The *float* type gets its name because of this key fact that the division line between the two pieces “floats” around, not existing in any one specific place but instead varying based on what number it’s actually storing. If the base is a large number, it will eat more bits and push the boundary over; if it’s a very small number, it will eat fewer bits and the boundary will move the other way. The more bits the mantissa is given, the more precise fractions it can describe. This yields a pretty elegant system where numbers that are very close to 0 (and thus, have very small bases and big mantissas) can hold very precise fractions, while numbers that are extremely large (huge bases and tiny mantissas) start to lose out on precision. Since, as describe before, floats aren’t actually int + decimal, this trading of bases for precision can even be completely inverted, where whole numbers themselves start being skipped over. This makes floats useless for counting at very high values, but allow them to store way, WAY larger values than integers can if you don’t care about being super duper accurate.

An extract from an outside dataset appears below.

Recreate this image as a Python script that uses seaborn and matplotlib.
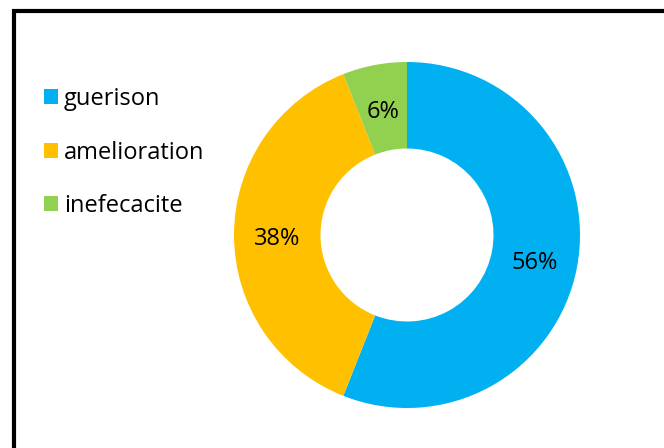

The result of this compromise is that the float can only store a finite number of fractions between any two whole numbers. These fractions are more or less on equal intervals where the interval size is determined by the number of bits that the mantissa has access to. This creates granular “steps” to decimals between numbers. Anything that comes up in math operations that doesn’t land neatly on one of those steps will get rounded to the closest available step. **Your error happens because the fraction `1/10` does NOT land on one of these little steps.** It gets rounded to something very close to, but *not quite equal to* 1/10. If this was a calculation with very messy decimals and you only care about the answer precise to two or three decimal places this wouldn’t matter, but if you are trying to add two numbers like this together and you’re expecting a clean, precise output, you will quickly notice the tiny errors building up.